(A block of data)
===
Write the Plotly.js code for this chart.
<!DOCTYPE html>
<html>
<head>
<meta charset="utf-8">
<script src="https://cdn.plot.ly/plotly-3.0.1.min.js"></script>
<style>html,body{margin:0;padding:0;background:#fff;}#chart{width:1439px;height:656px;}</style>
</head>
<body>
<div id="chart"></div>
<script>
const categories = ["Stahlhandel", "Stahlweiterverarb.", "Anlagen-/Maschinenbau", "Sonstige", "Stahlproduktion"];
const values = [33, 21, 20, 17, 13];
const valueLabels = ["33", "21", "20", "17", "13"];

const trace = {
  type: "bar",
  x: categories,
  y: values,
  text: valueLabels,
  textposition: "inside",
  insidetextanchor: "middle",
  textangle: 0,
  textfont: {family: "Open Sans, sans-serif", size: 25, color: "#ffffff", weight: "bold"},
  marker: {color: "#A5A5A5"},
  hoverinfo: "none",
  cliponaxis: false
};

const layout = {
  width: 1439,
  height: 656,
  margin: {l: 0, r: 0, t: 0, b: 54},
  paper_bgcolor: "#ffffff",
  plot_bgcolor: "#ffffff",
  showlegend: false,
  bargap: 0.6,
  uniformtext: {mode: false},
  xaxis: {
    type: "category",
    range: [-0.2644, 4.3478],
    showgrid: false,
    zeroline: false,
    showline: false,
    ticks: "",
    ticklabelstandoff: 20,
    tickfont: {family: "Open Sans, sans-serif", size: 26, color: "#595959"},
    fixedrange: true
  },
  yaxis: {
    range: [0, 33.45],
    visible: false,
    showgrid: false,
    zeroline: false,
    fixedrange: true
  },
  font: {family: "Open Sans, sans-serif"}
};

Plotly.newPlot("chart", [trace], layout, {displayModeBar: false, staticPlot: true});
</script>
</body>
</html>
===
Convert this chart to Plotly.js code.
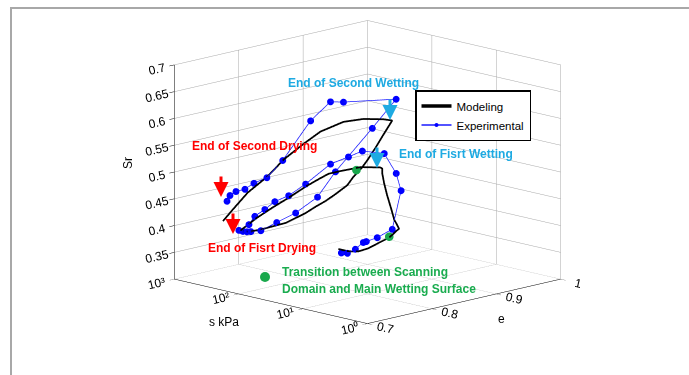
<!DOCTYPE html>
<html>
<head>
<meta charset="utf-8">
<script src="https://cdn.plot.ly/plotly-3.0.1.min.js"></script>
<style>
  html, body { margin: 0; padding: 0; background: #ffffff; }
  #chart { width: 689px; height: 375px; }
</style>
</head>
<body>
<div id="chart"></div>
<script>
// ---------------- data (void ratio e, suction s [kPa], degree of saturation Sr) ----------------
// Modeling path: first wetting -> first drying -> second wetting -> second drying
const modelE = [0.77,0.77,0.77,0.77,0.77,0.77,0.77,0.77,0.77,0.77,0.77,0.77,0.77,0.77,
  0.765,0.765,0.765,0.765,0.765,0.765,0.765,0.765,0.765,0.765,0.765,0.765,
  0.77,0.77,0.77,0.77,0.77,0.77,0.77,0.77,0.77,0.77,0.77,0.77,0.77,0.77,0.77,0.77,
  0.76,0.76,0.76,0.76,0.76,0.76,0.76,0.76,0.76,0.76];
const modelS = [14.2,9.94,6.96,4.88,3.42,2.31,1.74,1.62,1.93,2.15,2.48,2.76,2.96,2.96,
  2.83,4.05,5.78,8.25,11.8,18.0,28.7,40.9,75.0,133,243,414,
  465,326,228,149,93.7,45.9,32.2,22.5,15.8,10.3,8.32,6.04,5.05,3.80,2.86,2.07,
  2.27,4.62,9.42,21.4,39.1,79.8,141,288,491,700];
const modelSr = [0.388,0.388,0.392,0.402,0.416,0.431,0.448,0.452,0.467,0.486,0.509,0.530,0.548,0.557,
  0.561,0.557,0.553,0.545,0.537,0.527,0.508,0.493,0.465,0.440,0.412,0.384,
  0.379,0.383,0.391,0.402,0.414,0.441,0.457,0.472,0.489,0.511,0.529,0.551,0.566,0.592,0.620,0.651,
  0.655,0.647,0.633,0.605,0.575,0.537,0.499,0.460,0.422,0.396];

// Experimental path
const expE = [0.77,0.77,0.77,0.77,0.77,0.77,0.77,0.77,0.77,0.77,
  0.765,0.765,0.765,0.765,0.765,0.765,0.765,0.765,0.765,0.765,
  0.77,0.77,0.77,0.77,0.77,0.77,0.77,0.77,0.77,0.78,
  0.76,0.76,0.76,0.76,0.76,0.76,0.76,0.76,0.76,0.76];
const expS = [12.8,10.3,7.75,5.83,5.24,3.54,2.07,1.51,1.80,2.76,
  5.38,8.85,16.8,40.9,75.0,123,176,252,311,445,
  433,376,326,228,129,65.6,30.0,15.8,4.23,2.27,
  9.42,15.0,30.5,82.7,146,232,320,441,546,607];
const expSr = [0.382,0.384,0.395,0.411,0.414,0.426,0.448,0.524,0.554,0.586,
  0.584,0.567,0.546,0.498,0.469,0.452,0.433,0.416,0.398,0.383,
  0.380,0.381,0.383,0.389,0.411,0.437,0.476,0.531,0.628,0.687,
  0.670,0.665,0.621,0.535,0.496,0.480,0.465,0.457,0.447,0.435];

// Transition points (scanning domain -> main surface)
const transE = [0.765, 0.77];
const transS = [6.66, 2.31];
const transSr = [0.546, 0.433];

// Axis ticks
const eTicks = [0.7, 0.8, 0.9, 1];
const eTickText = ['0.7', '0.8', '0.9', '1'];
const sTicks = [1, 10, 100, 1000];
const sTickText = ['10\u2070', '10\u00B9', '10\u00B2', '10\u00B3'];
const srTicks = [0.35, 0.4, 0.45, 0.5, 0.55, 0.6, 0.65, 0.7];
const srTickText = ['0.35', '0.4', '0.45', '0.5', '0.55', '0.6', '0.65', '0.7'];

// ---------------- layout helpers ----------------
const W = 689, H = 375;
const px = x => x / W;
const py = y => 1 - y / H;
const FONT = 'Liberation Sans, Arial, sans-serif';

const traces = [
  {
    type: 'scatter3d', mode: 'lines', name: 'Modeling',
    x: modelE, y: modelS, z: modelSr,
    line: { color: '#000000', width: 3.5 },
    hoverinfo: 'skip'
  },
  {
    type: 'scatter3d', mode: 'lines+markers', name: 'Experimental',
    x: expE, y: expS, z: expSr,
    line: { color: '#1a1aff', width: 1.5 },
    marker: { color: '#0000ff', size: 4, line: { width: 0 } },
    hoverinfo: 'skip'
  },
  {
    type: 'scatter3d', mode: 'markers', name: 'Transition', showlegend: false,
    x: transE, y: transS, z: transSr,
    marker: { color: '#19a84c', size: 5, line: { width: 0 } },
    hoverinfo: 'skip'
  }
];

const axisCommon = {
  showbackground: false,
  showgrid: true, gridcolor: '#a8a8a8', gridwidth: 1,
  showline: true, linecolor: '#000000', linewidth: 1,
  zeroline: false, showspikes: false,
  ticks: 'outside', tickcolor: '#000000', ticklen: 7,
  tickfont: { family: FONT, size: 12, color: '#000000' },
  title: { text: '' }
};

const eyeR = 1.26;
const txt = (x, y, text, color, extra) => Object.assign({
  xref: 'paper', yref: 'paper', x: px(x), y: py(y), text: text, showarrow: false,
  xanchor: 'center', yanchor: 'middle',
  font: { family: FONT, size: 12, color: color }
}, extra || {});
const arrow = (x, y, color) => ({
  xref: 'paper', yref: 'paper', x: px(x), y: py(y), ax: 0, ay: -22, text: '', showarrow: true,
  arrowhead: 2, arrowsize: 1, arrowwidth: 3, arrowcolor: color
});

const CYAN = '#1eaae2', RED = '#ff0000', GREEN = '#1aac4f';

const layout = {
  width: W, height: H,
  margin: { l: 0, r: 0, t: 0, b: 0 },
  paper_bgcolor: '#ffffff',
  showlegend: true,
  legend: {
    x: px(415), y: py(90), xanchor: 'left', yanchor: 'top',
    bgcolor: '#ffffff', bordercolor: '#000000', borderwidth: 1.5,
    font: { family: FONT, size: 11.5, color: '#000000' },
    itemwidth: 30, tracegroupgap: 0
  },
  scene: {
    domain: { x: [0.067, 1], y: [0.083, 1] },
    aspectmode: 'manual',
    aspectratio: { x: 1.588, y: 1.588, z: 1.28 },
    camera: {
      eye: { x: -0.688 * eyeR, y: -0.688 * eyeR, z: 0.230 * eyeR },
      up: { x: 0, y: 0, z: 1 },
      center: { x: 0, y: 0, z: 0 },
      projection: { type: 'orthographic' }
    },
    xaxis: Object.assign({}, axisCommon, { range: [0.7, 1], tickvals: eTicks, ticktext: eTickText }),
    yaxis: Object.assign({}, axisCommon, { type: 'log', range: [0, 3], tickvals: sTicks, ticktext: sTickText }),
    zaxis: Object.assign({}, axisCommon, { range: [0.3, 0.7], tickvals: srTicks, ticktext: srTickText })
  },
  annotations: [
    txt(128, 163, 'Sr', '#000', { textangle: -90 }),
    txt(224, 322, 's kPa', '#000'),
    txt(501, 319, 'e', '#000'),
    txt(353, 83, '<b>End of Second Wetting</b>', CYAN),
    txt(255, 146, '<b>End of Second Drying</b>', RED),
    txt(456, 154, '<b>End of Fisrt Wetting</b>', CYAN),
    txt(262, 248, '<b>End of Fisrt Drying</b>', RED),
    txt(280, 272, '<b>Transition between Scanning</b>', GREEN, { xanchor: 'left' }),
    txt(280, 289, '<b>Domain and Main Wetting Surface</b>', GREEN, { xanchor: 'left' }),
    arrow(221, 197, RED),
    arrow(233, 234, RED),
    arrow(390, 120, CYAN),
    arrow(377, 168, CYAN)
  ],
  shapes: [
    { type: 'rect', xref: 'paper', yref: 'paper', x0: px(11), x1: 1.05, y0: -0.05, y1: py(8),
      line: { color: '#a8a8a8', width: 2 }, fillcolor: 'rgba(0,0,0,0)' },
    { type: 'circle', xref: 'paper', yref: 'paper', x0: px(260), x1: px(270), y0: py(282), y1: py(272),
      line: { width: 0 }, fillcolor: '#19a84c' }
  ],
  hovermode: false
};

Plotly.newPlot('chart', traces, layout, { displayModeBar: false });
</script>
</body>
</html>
===
Directions for this task =
Above this task is a listing with pictures in it. Retype only the lines from the one containing "Convert this chart to Plotly.js code." through the one containing "0.655,0.647,0.633,0.605,0.575,0.537,0.499,0.460,0.422,0.396];", both included, and not the pictures.

The response =
Convert this chart to Plotly.js code.
<!DOCTYPE html>
<html>
<head>
<meta charset="utf-8">
<script src="https://cdn.plot.ly/plotly-3.0.1.min.js"></script>
<style>
  html, body { margin: 0; padding: 0; background: #ffffff; }
  #chart { width: 689px; height: 375px; }
</style>
</head>
<body>
<div id="chart"></div>
<script>
// ---------------- data (void ratio e, suction s [kPa], degree of saturation Sr) ----------------
// Modeling path: first wetting -> first drying -> second wetting -> second drying
const modelE = [0.77,0.77,0.77,0.77,0.77,0.77,0.77,0.77,0.77,0.77,0.77,0.77,0.77,0.77,
  0.765,0.765,0.765,0.765,0.765,0.765,0.765,0.765,0.765,0.765,0.765,0.765,
  0.77,0.77,0.77,0.77,0.77,0.77,0.77,0.77,0.77,0.77,0.77,0.77,0.77,0.77,0.77,0.77,
  0.76,0.76,0.76,0.76,0.76,0.76,0.76,0.76,0.76,0.76];
const modelS = [14.2,9.94,6.96,4.88,3.42,2.31,1.74,1.62,1.93,2.15,2.48,2.76,2.96,2.96,
  2.83,4.05,5.78,8.25,11.8,18.0,28.7,40.9,75.0,133,243,414,
  465,326,228,149,93.7,45.9,32.2,22.5,15.8,10.3,8.32,6.04,5.05,3.80,2.86,2.07,
  2.27,4.62,9.42,21.4,39.1,79.8,141,288,491,700];
const modelSr = [0.388,0.388,0.392,0.402,0.416,0.431,0.448,0.452,0.467,0.486,0.509,0.530,0.548,0.557,
  0.561,0.557,0.553,0.545,0.537,0.527,0.508,0.493,0.465,0.440,0.412,0.384,
  0.379,0.383,0.391,0.402,0.414,0.441,0.457,0.472,0.489,0.511,0.529,0.551,0.566,0.592,0.620,0.651,
  0.655,0.647,0.633,0.605,0.575,0.537,0.499,0.460,0.422,0.396];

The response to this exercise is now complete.